Archived - Backgrounder: A More Secure Canadian Housing Market
The Bank Act requires federally regulated lenders to obtain mortgage default insurance (“mortgage insurance”) for homebuyers who make a down payment of less than 20 per cent of the property purchase price. The homebuyer pays the premium for this insurance, which protects the lender against mortgage loan losses if the homebuyer defaults.
By reducing risk to lenders, mortgage insurance enables consumers to purchase homes with a down payment as low as 5 per cent of the property value and at lower mortgage interest rates that are comparable to those received by homebuyers with higher down payments.
Mortgage insurance is provided by Canada Mortgage and Housing Corporation (CMHC), a federal Crown corporation, and two private insurers, Genworth Financial Mortgage Insurance Company Canada and Canada Guaranty Mortgage Insurance Company.
The Government backs 100 per cent of the mortgage insurance obligations of CMHC, in the event that it is unable to make insurance payouts to lenders. In order for private mortgage insurers to compete with CMHC, the Government backs private mortgage insurers’ obligations to lenders (in the event that a private insurer is unable to make insurance payouts to lenders), subject to a deductible charged to the lender equal to 10 per cent of the original principal amount of the loan.
The Government guarantee of mortgage insurance is intended to support access to homeownership for creditworthy buyers and promote stability in the housing market, financial system and economy. As part of its role to promote stability, and to protect taxpayers from potential mortgage loan losses, the Government sets the eligibility rules for new government-backed insured mortgages.
Between 2008 and 2012, four rounds of changes were made to the eligibility rules, aimed at encouraging insured borrowers to build and retain housing equity and take on mortgage debt that they are able to service over the economic cycle.
Today, the Government announced a change to the eligibility rules for new government-backed insured mortgages, affecting new purchases of insured properties priced above $500,000. Effective February 15, 2016, the minimum down payment for new insured mortgages will be increased from 5 per cent to 10 per cent for the portion of the house price above $500,000.
This measure will maintain the current 5 per cent minimum down payment for the first $500,000 of the house price, while requiring a 10 per cent minimum down payment for the portion of the house price in excess of $500,000. Therefore, the minimum down payment will increase only gradually with the price of a house, varying from 5 per cent for homes priced at or below $500,000 to 7.5 per cent just below $1 million (see table below).

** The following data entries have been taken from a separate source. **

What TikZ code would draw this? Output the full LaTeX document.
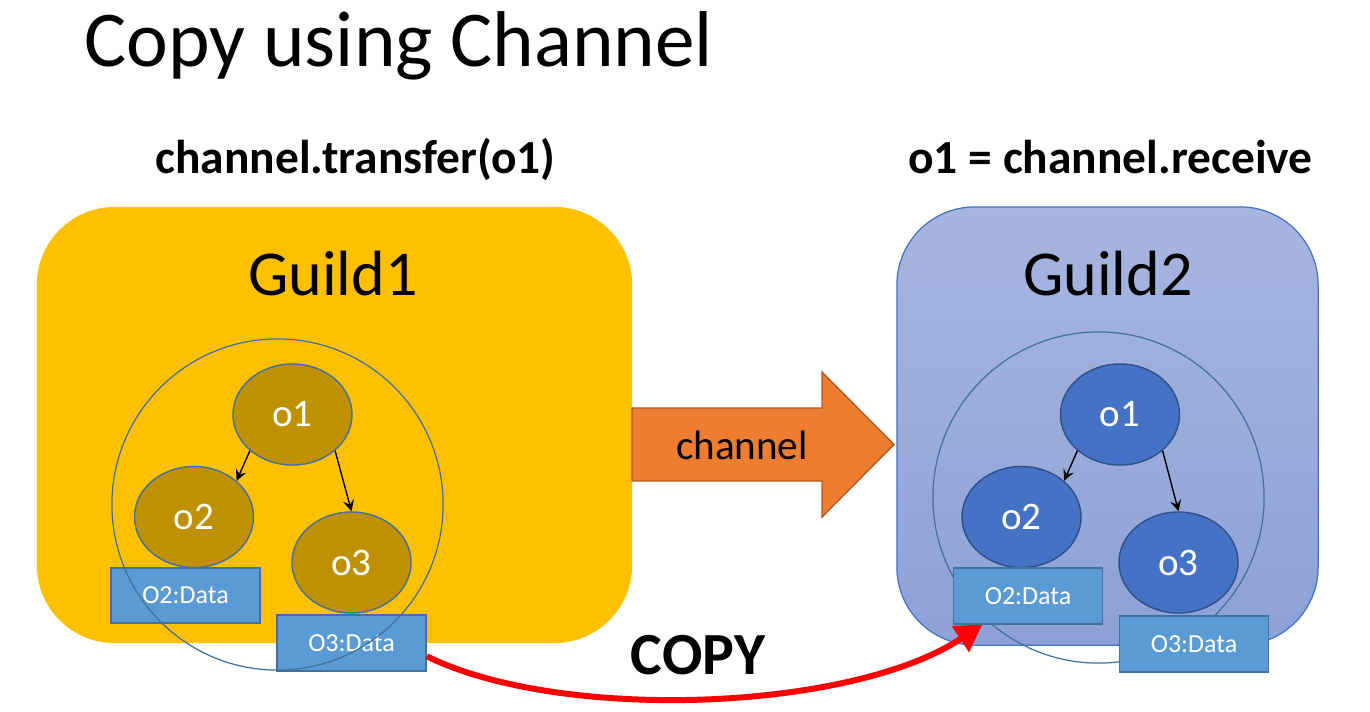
\documentclass[tikz,border=0pt]{standalone}
\usepackage{fontspec}
\setmainfont{Carlito}
\definecolor{guild-gold}{HTML}{FFC000}
\definecolor{obj-gold}{HTML}{BF9000}
\definecolor{obj-blue}{HTML}{4472C4}
\definecolor{obj-edge}{HTML}{41719C}
\definecolor{data-blue}{HTML}{5B9BD5}
\definecolor{pipe-orange}{HTML}{ED7D31}
\definecolor{pipe-edge}{HTML}{AE5A21}
\definecolor{guild-top}{HTML}{A7B6DF}
\definecolor{guild-bottom}{HTML}{8DA1D8}
\usetikzlibrary{arrows.meta, shapes.geometric}
\tikzset{
  guild/.style={
    rectangle, rounded corners=0.78cm, inner sep=0pt
  },
  guildname/.style={
    anchor=base, inner sep=0pt, font=\fontsize{18.2}{22}\selectfont
  },
  heading/.style={
    anchor=base, inner sep=0pt, font=\bfseries\fontsize{13.5}{16}\selectfont
  },
  ring/.style={
    circle, draw=obj-edge, line width=.35pt, inner sep=0pt, minimum size=3.31cm
  },
  obj/.style={
    ellipse, draw=obj-edge, line width=.4pt, inner sep=0pt,
    minimum width=1.19cm, minimum height=1.01cm,
    text=white, font=\fontsize{11.1}{13}\selectfont
  },
  data/.style={
    rectangle, draw=obj-edge, fill=data-blue, line width=.45pt, inner sep=0pt,
    minimum width=1.49cm, minimum height=0.555cm,
    text=white, font=\fontsize{7.4}{9}\selectfont
  },
  ref/.style={
    draw, ->, >=stealth, color=black, line width=.4pt
  },
  copyline/.style={
    draw, -{Triangle[length=7.5pt,width=8.5pt]}, color=red, line width=1.7pt
  }
}

\begin{document}
\begin{tikzpicture}[x=0.01cm, y=-0.01cm]
        \useasboundingbox (0,0) rectangle (1370,711);

        % titles
        \node[anchor=base west, inner sep=0pt, font=\fontsize{22.5}{27}\selectfont] (title) at (84,66) {Copy using Channel};
        \node[heading] (send) at (355.5,173) {channel.transfer(o1)};
        \node[heading] (recv) at (1110.5,173) {o1 = channel.receive};

        % guild 1
        \node[guild, fill=guild-gold, minimum width=5.95cm, minimum height=4.36cm] (guildA) at (334.5,425) {};
        \node[guildname] (nameA) at (333,295) {Guild1};
        \node[obj, fill=obj-gold] (l1) at (292.5,414.5) {o1};
        \node[obj, fill=obj-gold] (l2) at (194,517) {o2};
        \node[obj, fill=obj-gold] (l3) at (351.5,562.5) {o3};
        \node[data] (ld2) at (185.5,595.5) {O2:Data};
        \node[data] (ld3) at (351.5,643) {O3:Data};
        \node[ring] (ringA) at (277.5,504.5) {};

        \draw[ref] (l1.south west) -- (l2.north east);
        \draw[ref] (l1.south east) -- (l3.north);

        % channel
        \fill[pipe-orange, draw=pipe-edge, line width=.4pt] (632,408) -- (822,408) -- (822,372) -- (894,444.5) -- (822,517) -- (822,481) -- (632,481) -- cycle;
        \node[anchor=base, inner sep=0pt, font=\fontsize{11.7}{14}\selectfont] (pipe) at (742,459) {channel};

        % guild 2
        \node[guild, draw=obj-blue, line width=.35pt, top color=guild-top, bottom color=guild-bottom, minimum width=4.21cm, minimum height=4.38cm] (guildB) at (1107.5,426) {};
        \node[guildname] (nameB) at (1108,295) {Guild2};
        \node[ring] (ringB) at (1098.5,497.5) {};
        \node[obj, fill=obj-blue, draw=obj-blue!70!black] (r1) at (1120,414.5) {o1};
        \node[obj, fill=obj-blue, draw=obj-blue!70!black] (r2) at (1021.5,517) {o2};
        \node[obj, fill=obj-blue, draw=obj-blue!70!black] (r3) at (1178.5,562.5) {o3};
        \node[data] (rd2) at (1028,596) {O2:Data};
        \node[data] (rd3) at (1194,644) {O3:Data};

        \draw[ref] (r1.south west) -- (r2.north east);
        \draw[ref] (r1.south east) -- (r3.north);

        % copy
        \draw[copyline] (ld3.-10) .. controls (560,722) and (850,712) .. (rd2.-148);
        \node[anchor=base, inner sep=0pt, font=\bfseries\fontsize{17}{20}\selectfont] (copy) at (698,674) {COPY};
      \end{tikzpicture}
\end{document}
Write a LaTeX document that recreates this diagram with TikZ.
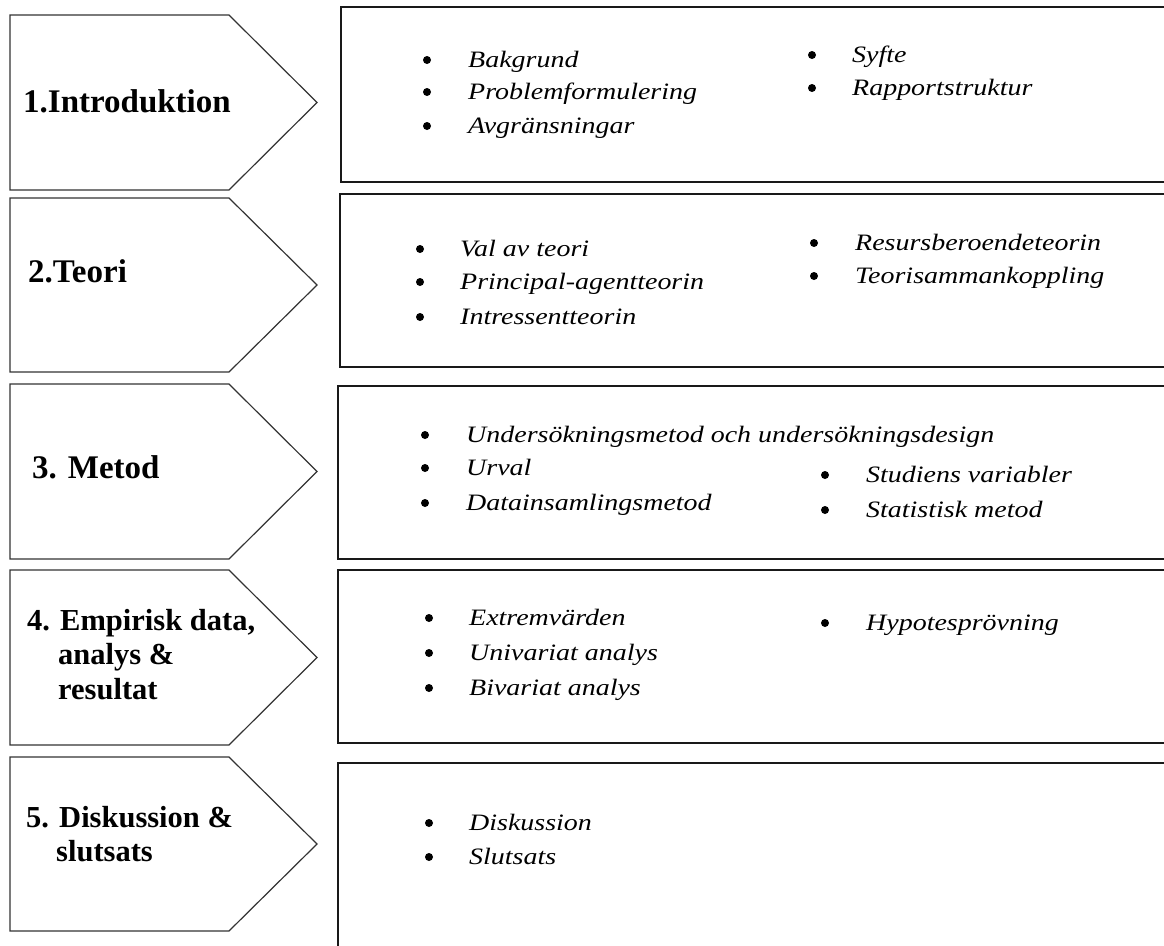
\documentclass[tikz,border=0pt]{standalone}
\usepackage{fontspec}
\setmainfont{Liberation Serif}
\newfontfamily\itemfont[FakeStretch=1.19]{Liberation Serif}
\begin{document}
\begin{tikzpicture}[x=1pt,y=-1pt,
    chap/.style={draw=black!80,line width=1.2pt},
    box/.style={draw=black!90,line width=1.4pt},
    lab/.style={anchor=base west,inner sep=0pt,font=\fontsize{33}{34}\selectfont\bfseries},
    labsmall/.style={lab,font=\fontsize{30.5}{34}\selectfont\bfseries},
    itm/.style={anchor=base west,inner sep=0pt,font=\fontsize{23.5}{26}\selectfont\itemfont\itshape},
    dot/.style={circle,fill=black,inner sep=0pt,minimum size=8pt}]

\useasboundingbox (0,0) rectangle (1164,945);
\clip (0,0) rectangle (1164,945);

\foreach \ya/\yb in {15/190,198/372,384/559,570/745,757/931}
    \draw[chap] (10,\ya)--(229,\ya)--(317,{(\ya+\yb)/2})--(229,\yb)--(10,\yb)--cycle;
\foreach \xl/\ya/\yb in {341/7/182,340/194/367,338/386/559,338/570/743,338/763/960}
    \draw[box] (\xl,\ya) rectangle (1180,\yb);

\node[lab] (intro) at (23,112) {1.Introduktion};
\node[lab] (teori) at (28,282) {2.Teori};
\node[lab] (metod) at (32,478) {3. Metod};
\node[labsmall] (empiri) at (27,630) {4. Empirisk data,};
\node[labsmall] (empiri2) at (58,664) {analys \&};
\node[labsmall] (empiri3) at (58,699) {resultat};
\node[labsmall] (disk) at (26,827) {5. Diskussion \&};
\node[labsmall] (disk2) at (56,861) {slutsats};

\foreach \x/\tx/\y/\txt [count=\i] in {
    427/468/67/Bakgrund, 427/468/99/Problemformulering, 427/468/133/Avgränsningar,
    812/852/62/Syfte, 812/852/95/Rapportstruktur,
    420/460/256/Val av teori, 420/460/289/Principal-agentteorin, 420/460/324/Intressentteorin,
    814/855/250/Resursberoendeteorin, 814/855/283/Teorisammankoppling,
    425/466/442/Undersökningsmetod och undersökningsdesign, 425/466/475/Urval,
    425/466/510/Datainsamlingsmetod,
    825/866/482/Studiens variabler, 825/866/517/Statistisk metod,
    429/469/625/Extremvärden, 429/469/660/Univariat analys, 429/469/695/Bivariat analys,
    825/866/630/Hypotesprövning,
    429/469/830/Diskussion, 429/469/864/Slutsats}
{
    \node[dot] (b\i) at (\x,\y-7) {};
    \node[itm] (t\i) at (\tx,\y) {\txt};
}
\end{tikzpicture}
\end{document}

Properties priced at $1 million and higher will continue to require a minimum down payment of 20 per cent.
For example, a person buying a $600,000 property would be required to pay a down payment of 5 per cent on the first $500,000 and 10 per cent on the remaining $100,000, resulting in a total minimum down payment of $35,000, or 5.8 per cent of the total purchase price.
|Home Purchase Price||Existing Eligibility Rules||Eligibility Rules Effective February 15, 2016|
|Minimum Down Payment Percentage||Minimum Down Payment Amount||Minimum Down Payment Percentage||Minimum Down Payment Amount|
|$500,000 and below||5.0 %||up to $25,000||5.0 %||up to $25,000|
|$600,000||5.0 %||$30,000||5.8 %||$35,000|
|$700,000||5.0 %||$35,000||6.4 %||$45,000|
|$800,000||5.0 %||$40,000||6.9 %||$55,000|
|$900,000||5.0 %||$45,000||7.2 %||$65,000|
|$999,999||5.0 %||$50,000||7.5 %||$75,000|
|$1,000,000 and above||20.0 %||$200,000 and up||20.0 %||$200,000 and up|
The announced measure will take effect on February 15, 2016 and apply to new mortgage loans where a mortgage insurance application is received on February 15, 2016 or later. Homeowners with an existing insured mortgage or those renewing existing insured mortgages will not be affected by this policy change as mortgage insurance is good for the life of any existing insured mortgage.